Como o mundo é muito barulhento e talvez você queira se livrar do barulho ou mesmo não fazer o barulho, é bem possível também que você opte por assistir o seu filme de forma estéreo com fones de ouvido em vez de caixas de som. A não ser que você não esteja assistindo sozinho. Se esse for o caso e você estiver assistindo com caixas de som, indico que você afaste as caixas de som pelo menos dois metros uma da outra. Como existem sons que estão sendo reproduzidos nas caixas de som, mas de formas diferentes, você vai conseguir perceber diferentes direcionalidades do estéreo, mas todas elas virão do espaço entre as caixas de som. Se você afastar as caixas, esse espaço aumenta.
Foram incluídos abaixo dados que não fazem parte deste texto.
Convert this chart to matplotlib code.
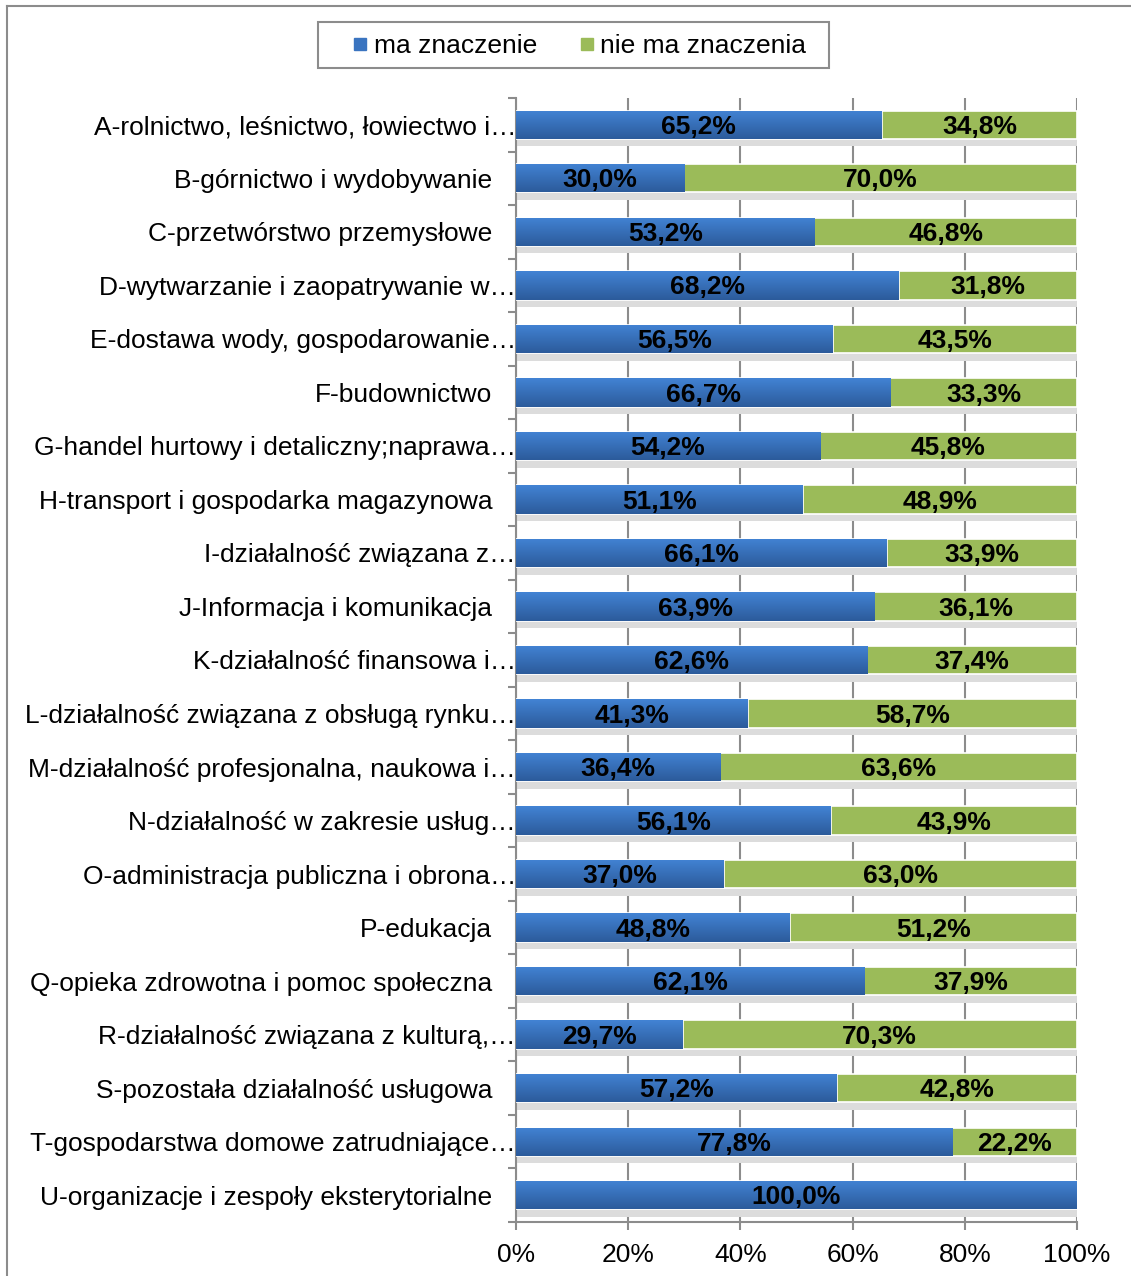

Entretanto, às vezes você não tem essa opção. As caixas têm que ficar bem perto e a sensação estereofônica se vai. Mas isso não necessariamente estraga o filme ou a música. Na verdade, hoje em dia, muitas das caixas de som vendidas (como essas boombox da JBL) são, na prática, mono. Por mais que elas tem dois ou mais falantes, eles estão muito perto e normalmente quem escuta não está com o nariz colado no meio da caixa. Com isso, não se percebe a diferença de canais. Podemos dizer que começamos no mono, fomos para o estéreo, chegamos à reprodução de canais, mas de certa forma ainda aceitamos muito bem o mono. Isso me faz pensar que a audiofilia vai muito além da direcionalidade.
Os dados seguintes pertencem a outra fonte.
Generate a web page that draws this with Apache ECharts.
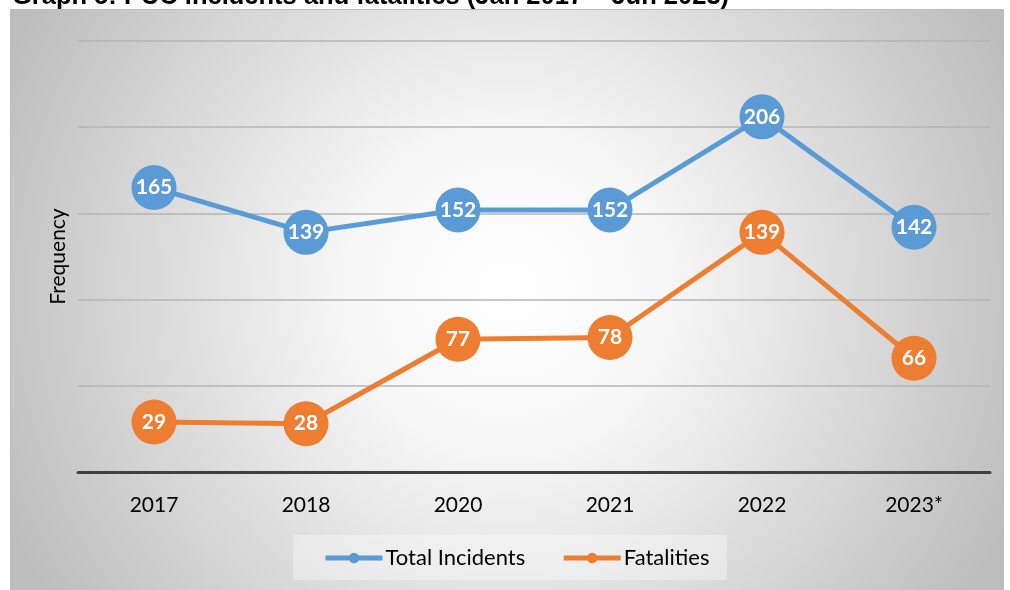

Não é apenas a capacidade tecnológica de reprodução que define a qualidade de um som. Desenho sonoro vai muito além disso .Acho que esse é um ponto central que não deve ser ignorado, mas o mais importante não é a tecnologia em si, mas sim como ela é utilizada. De fato, filmes como Star Wars e Avatar souberam utilizar muito bem o som espacializado para a sua narrativa. Filmes de ficção científica e fantasia normalmente têm um histórico melhor com o uso do 5.1 ou do 7.1. Mas, no fim das contas, o que realmente importa é a simplicidade de chegar ao ponto onde se quer chegar, de saber guiar o espectador. E isso a maioria das obras não soube fazer. Portanto, infelizmente, para maioria das obras, o som estéreo é mais que o suficiente.